GOAL
Select every line holding the word "Write" and copy it.

:: ENTRIES ::

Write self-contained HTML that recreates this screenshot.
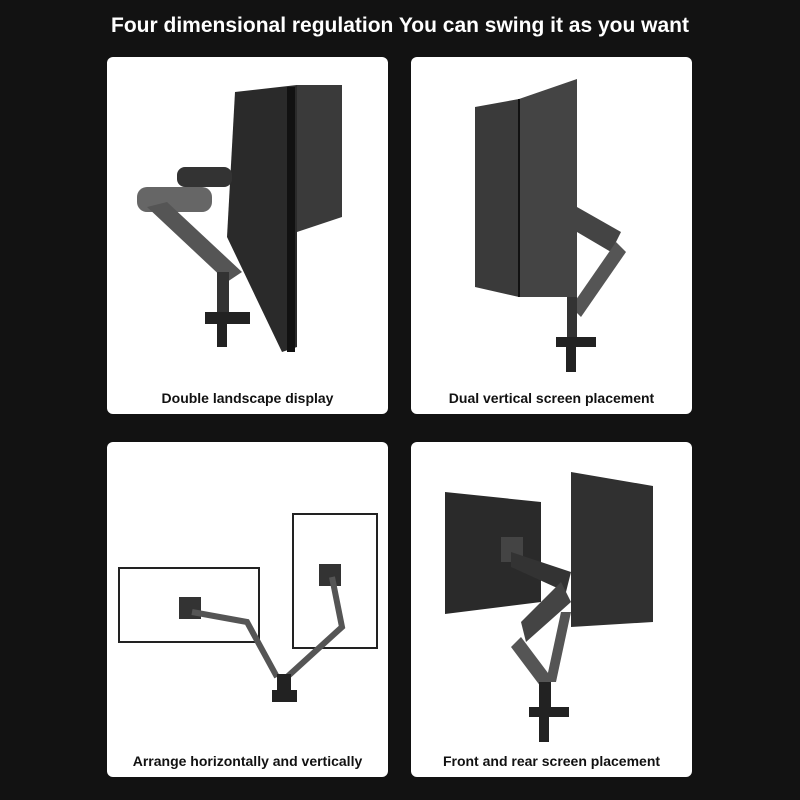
<!DOCTYPE html>
<html><head><style>
body{margin:0;width:800px;height:800px;background:#121212;overflow:hidden;font-family:"Liberation Sans",sans-serif;}
.t{position:absolute;top:14px;left:0;width:800px;text-align:center;color:#fff;font-weight:bold;font-size:21px;}
.p{position:absolute;background:#fff;border-radius:6px;}
.l{position:absolute;left:0;width:100%;text-align:center;font-weight:bold;font-size:14px;color:#111;}
svg{position:absolute;left:0;top:0;}
</style></head><body>
<div class="t">Four dimensional regulation You can swing it as you want</div>
<div class="p" style="left:107px;top:57px;width:281px;height:357px;">
<svg width="281" height="357">
<polygon points="128,35 190,28 190,290 175,295 120,180" fill="#2a2a2a"/>
<polygon points="190,28 235,28 235,160 190,175" fill="#3a3a3a"/>
<rect x="180" y="30" width="8" height="265" fill="#111"/>
<rect x="30" y="130" width="75" height="25" rx="10" fill="#666"/>
<rect x="70" y="110" width="55" height="20" rx="8" fill="#333"/>
<polygon points="40,150 60,145 135,215 120,225" fill="#555"/>
<rect x="110" y="215" width="12" height="40" fill="#333"/>
<rect x="98" y="255" width="45" height="12" fill="#222"/>
<rect x="110" y="265" width="10" height="25" fill="#222"/>
</svg>
<div class="l" style="top:333px;">Double landscape display</div></div>
<div class="p" style="left:411px;top:57px;width:281px;height:357px;">
<svg width="281" height="357">
<polygon points="64,50 108,42 108,240 64,230" fill="#3a3a3a"/>
<polygon points="108,42 166,22 166,240 108,240" fill="#444"/>
<line x1="108" y1="42" x2="108" y2="240" stroke="#111" stroke-width="2"/>
<polygon points="166,150 210,175 200,195 166,175" fill="#444"/>
<polygon points="205,185 215,195 170,260 160,250" fill="#555"/>
<rect x="156" y="240" width="10" height="40" fill="#333"/>
<rect x="145" y="280" width="40" height="10" fill="#222"/>
<rect x="155" y="290" width="10" height="25" fill="#222"/>
</svg>
<div class="l" style="top:333px;">Dual vertical screen placement</div></div>
<div class="p" style="left:107px;top:442px;width:281px;height:335px;">
<svg width="281" height="335">
<rect x="12" y="126" width="140" height="74" fill="#fff" stroke="#222" stroke-width="2"/>
<rect x="186" y="72" width="84" height="134" fill="#fff" stroke="#222" stroke-width="2"/>
<rect x="72" y="155" width="22" height="22" fill="#333"/>
<rect x="212" y="122" width="22" height="22" fill="#333"/>
<polyline points="85,170 140,180 170,235" fill="none" stroke="#555" stroke-width="6"/>
<polyline points="225,135 235,185 180,235" fill="none" stroke="#555" stroke-width="6"/>
<rect x="170" y="232" width="14" height="18" fill="#222"/>
<rect x="165" y="248" width="25" height="12" fill="#222"/>
</svg>
<div class="l" style="top:311px;">Arrange horizontally and vertically</div></div>
<div class="p" style="left:411px;top:442px;width:281px;height:335px;">
<svg width="281" height="335">
<polygon points="34,50 130,60 130,160 34,172" fill="#2a2a2a"/>
<polygon points="160,30 242,44 242,180 160,185" fill="#303030"/>
<rect x="90" y="95" width="22" height="25" fill="#444"/>
<polygon points="100,110 160,130 155,150 100,125" fill="#333"/>
<polygon points="150,140 110,180 115,200 160,160" fill="#444"/>
<polygon points="110,195 140,235 130,245 100,205" fill="#555"/>
<polygon points="160,170 145,240 135,240 150,170" fill="#555"/>
<rect x="128" y="240" width="12" height="25" fill="#222"/>
<rect x="118" y="265" width="40" height="10" fill="#222"/>
<rect x="128" y="275" width="10" height="25" fill="#222"/>
</svg>
<div class="l" style="top:311px;">Front and rear screen placement</div></div>
</body></html>
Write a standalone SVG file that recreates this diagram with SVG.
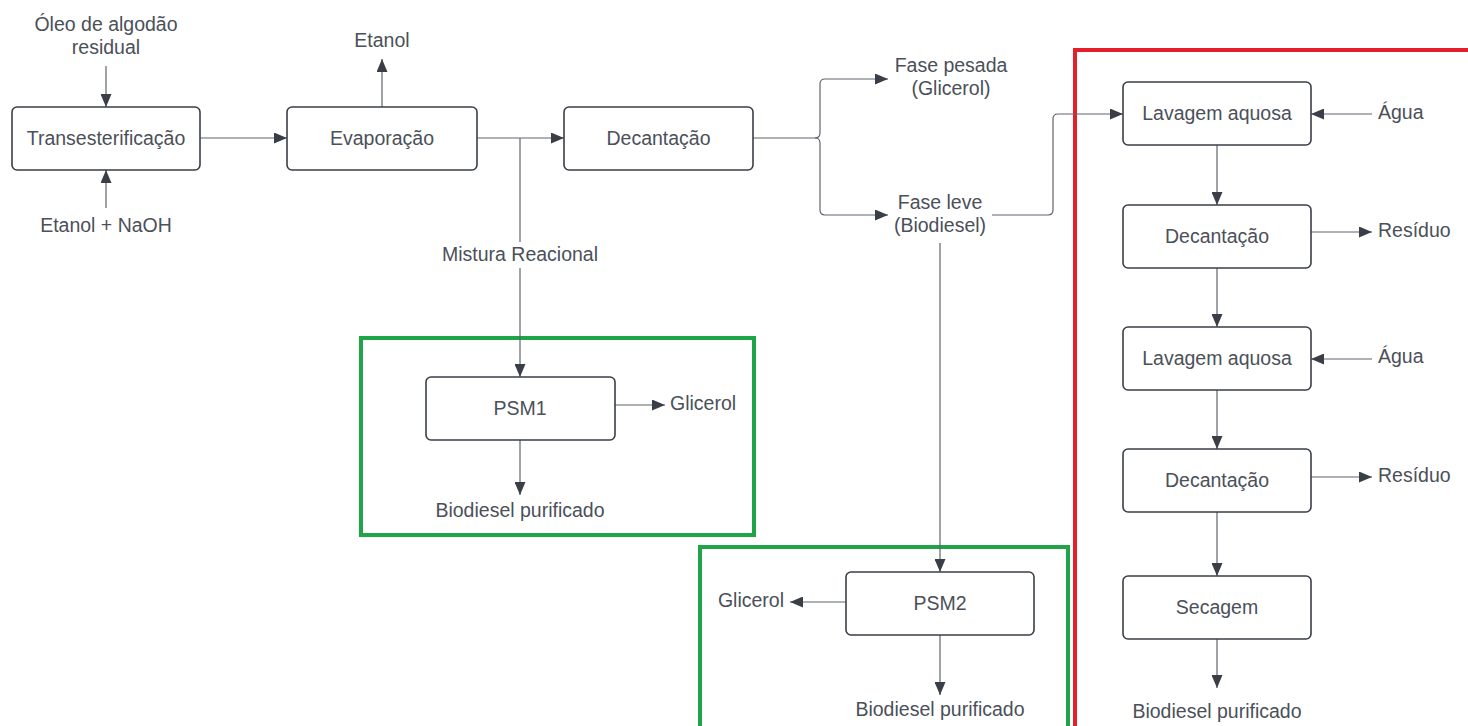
<svg xmlns="http://www.w3.org/2000/svg" width="1468" height="726" viewBox="0 0 1468 726">
  <style>
    .box { fill: #ffffff; stroke: #3a3f47; stroke-width: 1.6; }
    .lbl { font-family: "Liberation Sans", Arial, sans-serif; font-size: 19.5px; fill: #4b5059; }
    .mid { text-anchor: middle; }
    .end { text-anchor: end; }
    .wire { fill: none; stroke: #5f646c; stroke-width: 1.2; }
    .arrow { marker-end: url(#head); }
    .green { fill: none; stroke: #1fa447; stroke-width: 4; }
    .red { fill: none; stroke: #e41e2b; stroke-width: 4; }
  </style>
  <defs>
    <marker id="head" markerUnits="userSpaceOnUse" markerWidth="13" markerHeight="11" refX="13" refY="5.5" orient="auto">
      <path d="M0,0 L13,5.5 L0,11 z" fill="#3a3f47"/>
    </marker>
  </defs>

  <rect width="1468" height="726" fill="#ffffff"/>

  <!-- grouping frames -->
  <g id="frames">
    <rect class="green" x="361" y="338" width="393" height="197"/>
    <rect class="green" x="700" y="547" width="368" height="200"/>
    <rect class="red" x="1075" y="50" width="420" height="700"/>
  </g>

  <!-- connectors -->
  <g id="connectors">
    <path class="wire arrow" d="M106,66 V107"/>
    <path class="wire arrow" d="M106,208 V170"/>
    <path class="wire arrow" d="M200,138 H287"/>
    <path class="wire arrow" d="M382,107 V59"/>
    <path class="wire arrow" d="M477,138 H564"/>
    <path class="wire arrow" d="M520,138 V377"/>
    <path class="wire arrow" d="M753,138 H815 Q820,138 820,133 V84 Q820,79 825,79 H888"/>
    <path class="wire arrow" d="M815,138 Q820,138 820,143 V210 Q820,215 825,215 H888"/>
    <path class="wire arrow" d="M992,215 H1048 Q1053,215 1053,210 V119 Q1053,114 1058,114 H1123"/>
    <path class="wire arrow" d="M940,243 V572"/>
    <path class="wire arrow" d="M615,405 H665"/>
    <path class="wire arrow" d="M520,440 V495"/>
    <path class="wire arrow" d="M846,602 H790"/>
    <path class="wire arrow" d="M940,635 V695"/>
    <path class="wire arrow" d="M1217,145 V205"/>
    <path class="wire arrow" d="M1372,114 H1311"/>
    <path class="wire arrow" d="M1311,232 H1372"/>
    <path class="wire arrow" d="M1217,268 V327"/>
    <path class="wire arrow" d="M1372,359 H1311"/>
    <path class="wire arrow" d="M1217,390 V449"/>
    <path class="wire arrow" d="M1311,477 H1372"/>
    <path class="wire arrow" d="M1217,512 V576"/>
    <path class="wire arrow" d="M1217,639 V688"/>
  </g>

  <!-- stream labels -->
  <g id="streams">
    <text class="lbl mid" x="106" y="31">Óleo de algodão</text>
    <text class="lbl mid" x="106" y="54">residual</text>
    <text class="lbl mid" x="106" y="232">Etanol + NaOH</text>
    <text class="lbl mid" x="382" y="47">Etanol</text>
    <rect x="440" y="242" width="160" height="26" fill="#ffffff"/>
    <text class="lbl mid" x="520" y="261">Mistura Reacional</text>
    <text class="lbl mid" x="951" y="72">Fase pesada</text>
    <text class="lbl mid" x="951" y="95">(Glicerol)</text>
    <text class="lbl mid" x="940" y="209">Fase leve</text>
    <text class="lbl mid" x="940" y="232">(Biodiesel)</text>
    <text class="lbl" x="670" y="410">Glicerol</text>
    <text class="lbl mid" x="520" y="517">Biodiesel purificado</text>
    <text class="lbl end" x="784" y="607">Glicerol</text>
    <text class="lbl mid" x="940" y="716">Biodiesel purificado</text>
    <text class="lbl" x="1378" y="119">Água</text>
    <text class="lbl" x="1378" y="237">Resíduo</text>
    <text class="lbl" x="1378" y="363">Água</text>
    <text class="lbl" x="1378" y="482">Resíduo</text>
    <text class="lbl mid" x="1217" y="718">Biodiesel purificado</text>
  </g>

  <!-- process units -->
  <g id="transesterificacao">
    <rect class="box" x="12" y="107" width="188" height="63" rx="5"/>
    <text class="lbl mid" x="106" y="145">Transesterificação</text>
  </g>
  <g id="evaporacao">
    <rect class="box" x="287" y="107" width="190" height="63" rx="5"/>
    <text class="lbl mid" x="382" y="145">Evaporação</text>
  </g>
  <g id="decantacao">
    <rect class="box" x="564" y="107" width="189" height="63" rx="5"/>
    <text class="lbl mid" x="658.5" y="145">Decantação</text>
  </g>
  <g id="psm1">
    <rect class="box" x="426" y="377" width="189" height="63" rx="5"/>
    <text class="lbl mid" x="520" y="415">PSM1</text>
  </g>
  <g id="psm2">
    <rect class="box" x="846" y="572" width="188" height="63" rx="5"/>
    <text class="lbl mid" x="940" y="610">PSM2</text>
  </g>
  <g id="lavagem1">
    <rect class="box" x="1123" y="82" width="188" height="63" rx="5"/>
    <text class="lbl mid" x="1217" y="120">Lavagem aquosa</text>
  </g>
  <g id="decantacao2">
    <rect class="box" x="1123" y="205" width="188" height="63" rx="5"/>
    <text class="lbl mid" x="1217" y="243">Decantação</text>
  </g>
  <g id="lavagem2">
    <rect class="box" x="1123" y="327" width="188" height="63" rx="5"/>
    <text class="lbl mid" x="1217" y="365">Lavagem aquosa</text>
  </g>
  <g id="decantacao3">
    <rect class="box" x="1123" y="449" width="188" height="63" rx="5"/>
    <text class="lbl mid" x="1217" y="487">Decantação</text>
  </g>
  <g id="secagem">
    <rect class="box" x="1123" y="576" width="188" height="63" rx="5"/>
    <text class="lbl mid" x="1217" y="614">Secagem</text>
  </g>
</svg>
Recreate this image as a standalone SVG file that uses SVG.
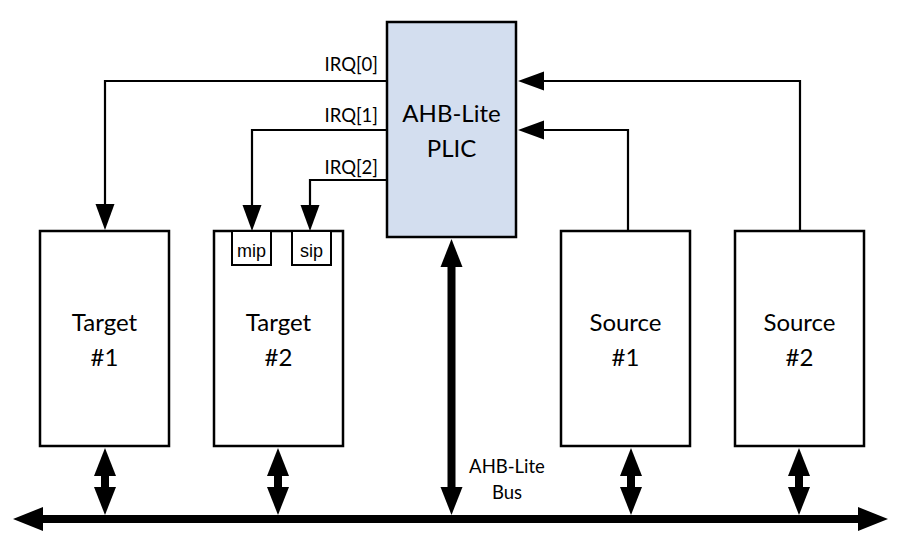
<svg xmlns="http://www.w3.org/2000/svg" width="920" height="544" viewBox="0 0 920 544">
<style>
.box{fill:#fff;stroke:#000;stroke-width:2.5}
.plic{fill:#D3DEEF;stroke:#000;stroke-width:2.5}
.reg{fill:#fff;stroke:#000;stroke-width:2}
.big{font-family:Lato,"Open Sans",sans-serif;font-size:24px;text-anchor:middle;fill:#000}
.lbl{font-family:Lato,"Open Sans",sans-serif;font-size:18.5px;fill:#000}
.regt{font-family:"Liberation Sans",Arial,sans-serif;font-size:18px;text-anchor:middle;fill:#000}
.thin{fill:none;stroke:#000;stroke-width:2.2}
.thick{fill:none;stroke:#000;stroke-width:8}
</style>
<defs>
<marker id="ah" markerUnits="userSpaceOnUse" markerWidth="26" markerHeight="20" viewBox="0 -10 26 20" refX="0" refY="0" orient="auto">
<path d="M0,-9.5 L26,0 L0,9.5 z" fill="#000"/>
</marker>
<marker id="tk" markerUnits="userSpaceOnUse" markerWidth="28" markerHeight="24" viewBox="0 -12 28 24" refX="0" refY="0" orient="auto-start-reverse">
<path d="M0,-11 L28,0 L0,11 z" fill="#000"/>
</marker>
<marker id="bus" markerUnits="userSpaceOnUse" markerWidth="30" markerHeight="26" viewBox="0 -13 30 26" refX="0" refY="0" orient="auto-start-reverse">
<path d="M0,-12 L30,0 L0,12 z" fill="#000"/>
</marker>
</defs>
<g id="connectors">
<path class="thin" d="M387,81 H105 V204" marker-end="url(#ah)"/>
<path class="thin" d="M387,130 H252 V205" marker-end="url(#ah)"/>
<path class="thin" d="M387,180 H310 V205" marker-end="url(#ah)"/>
<path class="thin" d="M628,231 V130 H544" marker-end="url(#ah)"/>
<path class="thin" d="M800,231 V81 H544" marker-end="url(#ah)"/>
<line class="thick" x1="43" y1="519" x2="858" y2="519" marker-start="url(#bus)" marker-end="url(#bus)"/>
<line class="thick" x1="451.5" y1="267" x2="451.5" y2="487" marker-start="url(#tk)" marker-end="url(#tk)"/>
<line class="thick" x1="105" y1="476" x2="105" y2="487" marker-start="url(#tk)" marker-end="url(#tk)"/>
<line class="thick" x1="278" y1="476" x2="278" y2="487" marker-start="url(#tk)" marker-end="url(#tk)"/>
<line class="thick" x1="631" y1="476" x2="631" y2="487" marker-start="url(#tk)" marker-end="url(#tk)"/>
<line class="thick" x1="799" y1="476" x2="799" y2="487" marker-start="url(#tk)" marker-end="url(#tk)"/>
<text class="lbl" x="378" y="71" text-anchor="end">IRQ[0]</text>
<text class="lbl" x="378" y="122" text-anchor="end">IRQ[1]</text>
<text class="lbl" x="378" y="174" text-anchor="end">IRQ[2]</text>
<text class="lbl" x="507" y="473" text-anchor="middle">AHB-Lite</text>
<text class="lbl" x="507" y="499" text-anchor="middle">Bus</text>
</g>
<g id="plic">
<rect class="plic" x="387" y="22" width="129" height="215"/>
<text class="big" x="451.5" y="122">AHB-Lite</text>
<text class="big" x="451.5" y="157">PLIC</text>
</g>
<g id="target1">
<rect class="box" x="40" y="231" width="129" height="215"/>
<text class="big" x="104.5" y="331">Target</text>
<text class="big" x="104.5" y="366">#1</text>
</g>
<g id="target2">
<rect class="box" x="214" y="231" width="129" height="215"/>
<text class="big" x="278.5" y="331">Target</text>
<text class="big" x="278.5" y="366">#2</text>
<g id="mip">
<rect class="reg" x="232" y="231" width="39" height="34"/>
<text class="regt" x="251.5" y="257">mip</text>
</g>
<g id="sip">
<rect class="reg" x="292" y="231" width="39" height="34"/>
<text class="regt" x="311.5" y="257">sip</text>
</g>
</g>
<g id="source1">
<rect class="box" x="561" y="231" width="129" height="215"/>
<text class="big" x="625.5" y="331">Source</text>
<text class="big" x="625.5" y="366">#1</text>
</g>
<g id="source2">
<rect class="box" x="735" y="231" width="129" height="215"/>
<text class="big" x="799.5" y="331">Source</text>
<text class="big" x="799.5" y="366">#2</text>
</g>
</svg>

:::

FINAL RESULT
Write self-contained HTML that recreates this screenshot.
Write a standalone SVG file that recreates this diagram with SVG.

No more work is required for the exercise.